Bach etc.
NAMELY . . . Johann Sebastian Bach was his family’s 15th Johann, including four of his five brothers, and he had a sister named Johanna. Thus Martin J. Smith in Times [of London] Literary Supplement (TLS), reviewing James Gaines, Evening in the Palace of Reason: Bach Meets Frederick the Great in the Age of Enlightenment.
WITHOUT HONOR . . . Writer John Broderick’s 12 novels and much journalism went ignored by his relatives. No one "belonging to" him ever spoke of them. You can make more money baking, they said.
No wonder. His father did quite well at baking, and B’s novels "depict Irish sexuality and Catholicism in a series of pungent tableaux and portraits drawn from vivid but entrapped lives," says a short review of a biography in Ireland Book Review Issue 294.

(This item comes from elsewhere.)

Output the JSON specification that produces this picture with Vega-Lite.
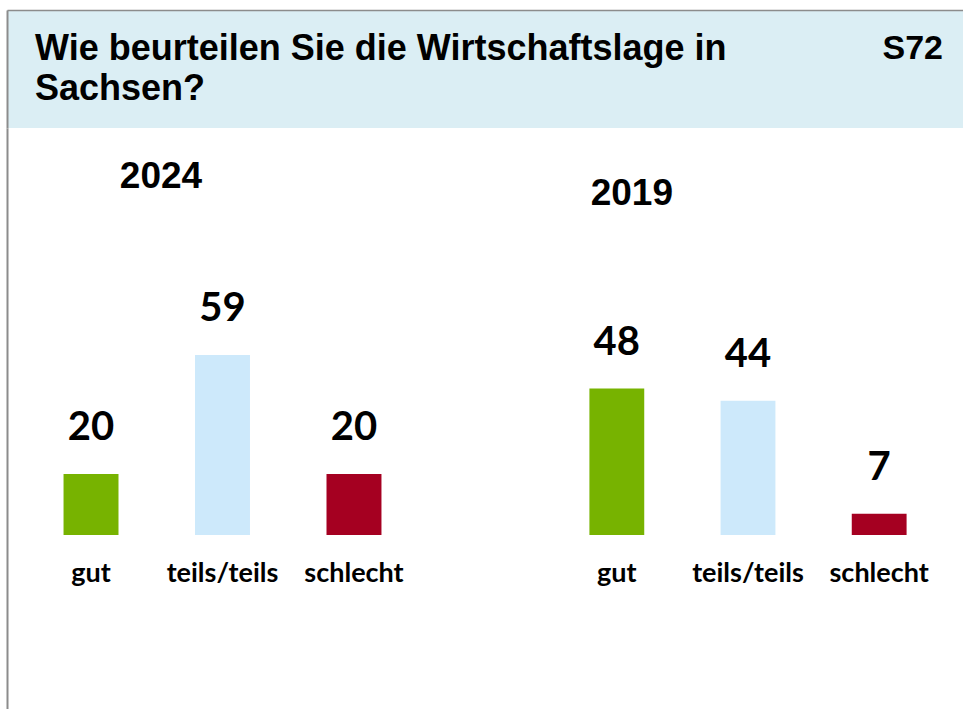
{
  "$schema": "https://vega.github.io/schema/vega-lite/v6.json",
  "padding": {"left": 7, "top": 10, "right": 0, "bottom": 0},
  "background": "white",
  "config": {"view": {"stroke": null}, "concat": {"spacing": 0}},
  "spacing": 0,
  "data": {"values": [
    {"year": "2024", "cat": "gut", "value": 20},
    {"year": "2024", "cat": "teils/teils", "value": 59},
    {"year": "2024", "cat": "schlecht", "value": 20},
    {"year": "2019", "cat": "gut", "value": 48},
    {"year": "2019", "cat": "teils/teils", "value": 44},
    {"year": "2019", "cat": "schlecht", "value": 7}
  ]},
  "vconcat": [
    {
      "width": 956,
      "height": 118,
      "view": {"fill": "#dbeef4", "stroke": null},
      "data": {"values": [
        {"line": 1, "side": "left", "text": "Wie beurteilen Sie die Wirtschaftslage in"},
        {"line": 2, "side": "left", "text": "Sachsen?"},
        {"line": 1, "side": "right", "text": "S72"}
      ]},
      "layer": [
        {
          "transform": [{"filter": "datum.side === 'left'"}],
          "mark": {"type": "text", "align": "left", "baseline": "middle", "dx": 28, "font": "Liberation Sans", "fontWeight": "bold", "fontSize": 36, "color": "#000000"},
          "encoding": {
            "x": {"field": "side", "type": "nominal", "scale": {"type": "point", "domain": ["left", "right"], "padding": 0},
                  "axis": {"orient": "top", "labels": false, "ticks": false, "title": null, "grid": false, "domainColor": "#8c8c8c", "domainWidth": 1.5}},
            "y": {"field": "line", "type": "ordinal", "scale": {"type": "point", "domain": [1, 2], "padding": 1},
                  "axis": {"orient": "left", "labels": false, "ticks": false, "title": null, "grid": false, "domainColor": "#8c8c8c", "domainWidth": 2}},
            "text": {"field": "text"}
          }
        },
        {
          "transform": [{"filter": "datum.side === 'right'"}],
          "mark": {"type": "text", "align": "right", "baseline": "middle", "dx": -20, "font": "Liberation Sans", "fontWeight": "bold", "fontSize": 34, "color": "#000000"},
          "encoding": {
            "x": {"field": "side", "type": "nominal"},
            "y": {"field": "line", "type": "ordinal"},
            "text": {"field": "text"}
          }
        }
      ]
    },
    {
      "spacing": 95,
      "hconcat": [
        {
          "width": 431,
          "height": 581,
          "transform": [{"filter": "datum.year === '2024'"}],
          "encoding": {
            "x": {"field": "cat", "type": "nominal", "sort": ["gut", "teils/teils", "schlecht"],
                  "scale": {"domain": ["gut", "teils/teils", "schlecht"], "paddingInner": 0.582, "paddingOuter": 0.43}, "axis": null},
            "y": {"field": "value", "type": "quantitative", "scale": {"domain": [-57, 133.4], "nice": false, "zero": false},
                  "axis": {"orient": "left", "labels": false, "ticks": false, "title": null, "grid": false, "domainColor": "#8c8c8c", "domainWidth": 2}}
          },
          "layer": [
            {
              "mark": {"type": "bar"},
              "encoding": {
                "y2": {"datum": 0},
                "color": {"field": "cat", "type": "nominal", "scale": {"domain": ["gut", "teils/teils", "schlecht"], "range": ["#77b300", "#cde9fb", "#a50021"]}, "legend": null}
              }
            },
            {
              "mark": {"type": "text", "baseline": "alphabetic", "dy": -34, "font": "Lato", "fontWeight": "bold", "fontSize": 40, "color": "#000000"},
              "encoding": {"text": {"field": "value", "type": "quantitative"}}
            },
            {
              "mark": {"type": "text", "baseline": "alphabetic", "dy": 47, "font": "Lato", "fontWeight": "bold", "fontSize": 27, "color": "#000000"},
              "encoding": {"y": {"datum": 0}, "text": {"field": "cat"}}
            },
            {
              "transform": [{"filter": "datum.cat === 'gut'"}],
              "mark": {"type": "text", "baseline": "alphabetic", "dx": 70, "font": "Liberation Sans", "fontWeight": "bold", "fontSize": 37, "color": "#000000"},
              "encoding": {"y": {"datum": 113.8}, "text": {"field": "year"}}
            }
          ]
        },
        {
          "width": 430,
          "height": 581,
          "transform": [{"filter": "datum.year === '2019'"}],
          "encoding": {
            "x": {"field": "cat", "type": "nominal", "sort": ["gut", "teils/teils", "schlecht"],
                  "scale": {"domain": ["gut", "teils/teils", "schlecht"], "paddingInner": 0.582, "paddingOuter": 0.43}, "axis": null},
            "y": {"field": "value", "type": "quantitative", "scale": {"domain": [-57, 133.4], "nice": false, "zero": false}, "axis": null}
          },
          "layer": [
            {
              "mark": {"type": "bar"},
              "encoding": {
                "y2": {"datum": 0},
                "color": {"field": "cat", "type": "nominal", "scale": {"domain": ["gut", "teils/teils", "schlecht"], "range": ["#77b300", "#cde9fb", "#a50021"]}, "legend": null}
              }
            },
            {
              "mark": {"type": "text", "baseline": "alphabetic", "dy": -34, "font": "Lato", "fontWeight": "bold", "fontSize": 40, "color": "#000000"},
              "encoding": {"text": {"field": "value", "type": "quantitative"}}
            },
            {
              "mark": {"type": "text", "baseline": "alphabetic", "dy": 47, "font": "Lato", "fontWeight": "bold", "fontSize": 27, "color": "#000000"},
              "encoding": {"y": {"datum": 0}, "text": {"field": "cat"}}
            },
            {
              "transform": [{"filter": "datum.cat === 'gut'"}],
              "mark": {"type": "text", "baseline": "alphabetic", "dx": 15, "font": "Liberation Sans", "fontWeight": "bold", "fontSize": 37, "color": "#000000"},
              "encoding": {"y": {"datum": 108.2}, "text": {"field": "year"}}
            }
          ]
        }
      ]
    }
  ]
}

Moreover, "his own bourgeois roots . . . solitary childhood . . . enveloping mother, homosexuality and alcoholism fuelled his fictions . . . [He] became an embittered if astringent commentator on rapidly shifting Irish mores . . . Neglected but powerful . . . his work . . . held up a mirror to an Ireland of the mid-twentieth century like no other novelist of his day."
Now if all that is not a prescription for being ignored by the people he grew up with, what is?
TIME WELL SPENT . . . What I did on a recent vacation included watching "Popeye" and "Superman" with Madeline and Johnny, 4 1/2 and almost 2 respectively; watching but not chasing ducks in the Lititz PA park; and walking the Brooklyn Bridge in steady wind and rain on the way to a radio station on Centre Street in downtown Manhattan.
A GROWTH INDUSTRY . . . When you read of "cultural studies" including "dominant discourses about penises in Western culture," do you wonder sometimes whether academics have run out of things the rest of us are interested in or whether they have tastes once regarded as kinky? And you do read of them: Google "penises in Western culture" and you get 96,900 references, so take your time. However, there’s only one if you put the whole phrase in quotes, but still 910 if you put only "Western Culture" in quotes.
On the other hand, if this is something you do not care about, skip it.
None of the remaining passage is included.